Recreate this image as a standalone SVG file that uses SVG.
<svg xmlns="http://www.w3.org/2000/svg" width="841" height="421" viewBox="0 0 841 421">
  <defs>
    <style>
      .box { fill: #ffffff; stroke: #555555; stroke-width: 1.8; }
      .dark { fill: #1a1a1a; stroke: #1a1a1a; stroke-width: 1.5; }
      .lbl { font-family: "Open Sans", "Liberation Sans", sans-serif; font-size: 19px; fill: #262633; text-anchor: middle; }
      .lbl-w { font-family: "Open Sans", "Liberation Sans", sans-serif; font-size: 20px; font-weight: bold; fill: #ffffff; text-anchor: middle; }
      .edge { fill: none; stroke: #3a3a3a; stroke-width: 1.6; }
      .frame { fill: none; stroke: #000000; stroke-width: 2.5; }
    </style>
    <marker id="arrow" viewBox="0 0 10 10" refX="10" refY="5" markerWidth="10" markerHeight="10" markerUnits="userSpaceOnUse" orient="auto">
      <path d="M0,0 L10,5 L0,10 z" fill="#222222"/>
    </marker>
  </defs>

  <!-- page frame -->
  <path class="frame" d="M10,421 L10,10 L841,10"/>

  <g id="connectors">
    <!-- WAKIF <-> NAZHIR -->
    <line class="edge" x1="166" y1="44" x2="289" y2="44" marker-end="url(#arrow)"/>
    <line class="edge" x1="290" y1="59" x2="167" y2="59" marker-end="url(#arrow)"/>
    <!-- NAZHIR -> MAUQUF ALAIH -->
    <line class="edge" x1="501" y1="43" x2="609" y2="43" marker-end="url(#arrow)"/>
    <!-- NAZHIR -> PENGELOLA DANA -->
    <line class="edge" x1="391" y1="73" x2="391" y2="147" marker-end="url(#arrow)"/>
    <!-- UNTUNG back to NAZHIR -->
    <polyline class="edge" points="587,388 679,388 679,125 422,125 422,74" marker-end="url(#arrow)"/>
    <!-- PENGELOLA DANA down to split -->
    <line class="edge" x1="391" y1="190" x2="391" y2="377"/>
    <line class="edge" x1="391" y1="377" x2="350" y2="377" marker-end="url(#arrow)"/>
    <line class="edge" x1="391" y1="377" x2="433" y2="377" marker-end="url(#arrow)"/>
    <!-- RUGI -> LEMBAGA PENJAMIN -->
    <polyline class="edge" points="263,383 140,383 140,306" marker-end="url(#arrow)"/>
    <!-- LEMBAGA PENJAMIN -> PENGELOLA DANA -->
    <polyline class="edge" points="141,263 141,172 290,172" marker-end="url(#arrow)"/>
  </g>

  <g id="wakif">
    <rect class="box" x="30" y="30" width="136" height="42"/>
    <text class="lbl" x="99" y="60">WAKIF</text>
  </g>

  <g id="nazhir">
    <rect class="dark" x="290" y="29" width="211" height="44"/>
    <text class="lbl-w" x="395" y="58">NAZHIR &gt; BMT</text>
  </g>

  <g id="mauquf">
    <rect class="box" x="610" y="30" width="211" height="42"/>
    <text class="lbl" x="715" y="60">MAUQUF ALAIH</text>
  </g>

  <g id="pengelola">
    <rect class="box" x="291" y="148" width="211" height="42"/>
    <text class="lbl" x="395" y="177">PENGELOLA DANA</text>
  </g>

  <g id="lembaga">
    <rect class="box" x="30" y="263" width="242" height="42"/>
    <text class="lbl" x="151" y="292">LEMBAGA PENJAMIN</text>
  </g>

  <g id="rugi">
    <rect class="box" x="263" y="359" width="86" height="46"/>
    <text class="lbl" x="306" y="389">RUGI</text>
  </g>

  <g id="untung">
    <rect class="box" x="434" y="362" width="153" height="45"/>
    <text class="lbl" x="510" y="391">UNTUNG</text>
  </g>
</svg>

EXERCISE:
Copy the data above exactly. Every line must be included.

SOLUTION TO THIS TASK:
Recreate this image as a standalone SVG file that uses SVG.
<svg xmlns="http://www.w3.org/2000/svg" width="841" height="421" viewBox="0 0 841 421">
  <defs>
    <style>
      .box { fill: #ffffff; stroke: #555555; stroke-width: 1.8; }
      .dark { fill: #1a1a1a; stroke: #1a1a1a; stroke-width: 1.5; }
      .lbl { font-family: "Open Sans", "Liberation Sans", sans-serif; font-size: 19px; fill: #262633; text-anchor: middle; }
      .lbl-w { font-family: "Open Sans", "Liberation Sans", sans-serif; font-size: 20px; font-weight: bold; fill: #ffffff; text-anchor: middle; }
      .edge { fill: none; stroke: #3a3a3a; stroke-width: 1.6; }
      .frame { fill: none; stroke: #000000; stroke-width: 2.5; }
    </style>
    <marker id="arrow" viewBox="0 0 10 10" refX="10" refY="5" markerWidth="10" markerHeight="10" markerUnits="userSpaceOnUse" orient="auto">
      <path d="M0,0 L10,5 L0,10 z" fill="#222222"/>
    </marker>
  </defs>

  <!-- page frame -->
  <path class="frame" d="M10,421 L10,10 L841,10"/>

  <g id="connectors">
    <!-- WAKIF <-> NAZHIR -->
    <line class="edge" x1="166" y1="44" x2="289" y2="44" marker-end="url(#arrow)"/>
    <line class="edge" x1="290" y1="59" x2="167" y2="59" marker-end="url(#arrow)"/>
    <!-- NAZHIR -> MAUQUF ALAIH -->
    <line class="edge" x1="501" y1="43" x2="609" y2="43" marker-end="url(#arrow)"/>
    <!-- NAZHIR -> PENGELOLA DANA -->
    <line class="edge" x1="391" y1="73" x2="391" y2="147" marker-end="url(#arrow)"/>
    <!-- UNTUNG back to NAZHIR -->
    <polyline class="edge" points="587,388 679,388 679,125 422,125 422,74" marker-end="url(#arrow)"/>
    <!-- PENGELOLA DANA down to split -->
    <line class="edge" x1="391" y1="190" x2="391" y2="377"/>
    <line class="edge" x1="391" y1="377" x2="350" y2="377" marker-end="url(#arrow)"/>
    <line class="edge" x1="391" y1="377" x2="433" y2="377" marker-end="url(#arrow)"/>
    <!-- RUGI -> LEMBAGA PENJAMIN -->
    <polyline class="edge" points="263,383 140,383 140,306" marker-end="url(#arrow)"/>
    <!-- LEMBAGA PENJAMIN -> PENGELOLA DANA -->
    <polyline class="edge" points="141,263 141,172 290,172" marker-end="url(#arrow)"/>
  </g>

  <g id="wakif">
    <rect class="box" x="30" y="30" width="136" height="42"/>
    <text class="lbl" x="99" y="60">WAKIF</text>
  </g>

  <g id="nazhir">
    <rect class="dark" x="290" y="29" width="211" height="44"/>
    <text class="lbl-w" x="395" y="58">NAZHIR &gt; BMT</text>
  </g>

  <g id="mauquf">
    <rect class="box" x="610" y="30" width="211" height="42"/>
    <text class="lbl" x="715" y="60">MAUQUF ALAIH</text>
  </g>

  <g id="pengelola">
    <rect class="box" x="291" y="148" width="211" height="42"/>
    <text class="lbl" x="395" y="177">PENGELOLA DANA</text>
  </g>

  <g id="lembaga">
    <rect class="box" x="30" y="263" width="242" height="42"/>
    <text class="lbl" x="151" y="292">LEMBAGA PENJAMIN</text>
  </g>

  <g id="rugi">
    <rect class="box" x="263" y="359" width="86" height="46"/>
    <text class="lbl" x="306" y="389">RUGI</text>
  </g>

  <g id="untung">
    <rect class="box" x="434" y="362" width="153" height="45"/>
    <text class="lbl" x="510" y="391">UNTUNG</text>
  </g>
</svg>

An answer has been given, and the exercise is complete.